For more on the broader rental-vs-stocks decision before you even look at properties, see rental property vs stocks. For the BRRRR strategy if you're considering value-add, see BRRRR method honest review.

Bottom line 14-item checklist before closing on your first rental. Verify rents independently. Get sewer scope. Quote insurance for real. Plan PM and reserves before close. Skip any of these and the first surprise will be expensive — usually $5K-$20K expensive.

FAQ

Should I self-manage my first rental?

Only if you live within 30 minutes of the property and have 5+ hours/month available.
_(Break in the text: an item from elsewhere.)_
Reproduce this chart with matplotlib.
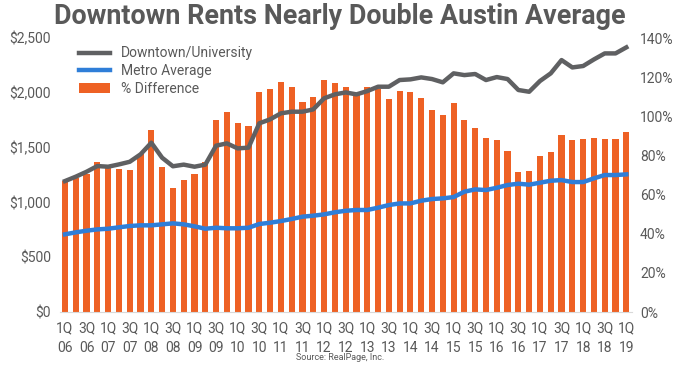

Otherwise hire a PM. Self-managing a property 2 hours away to 'save 10%' usually backfires when you need to handle a leak at 11 PM Saturday. Pay the 8-12%.

What credit score do I need to buy an investment rental?

Conventional investment loans require 680+ minimum, with best rates at 740+. DSCR loans (loans that qualify based on the property's rent rather than your personal income) require 660+ but at 1-2 percentage points higher rates. Below 660, options narrow significantly.

How much cash should I have before buying my first rental?

25% down + 3-5% closing costs + 6 months PITI reserves + $5K-$10K rehab/repair budget. On a $200K property: $50K down, $8K closing, $7K reserves, $7K repair fund = ~$72K total. Less than that means you're under-capitalized.

What's the biggest mistake first-time landlords make?

Skipping due diligence to 'win the deal.' The market often has multiple bidders on good properties, and the temptation is to skip inspection or PM-vetting to close fast. Don't. The post-close cleanup of skipped due diligence is far more expensive than losing the deal would have been.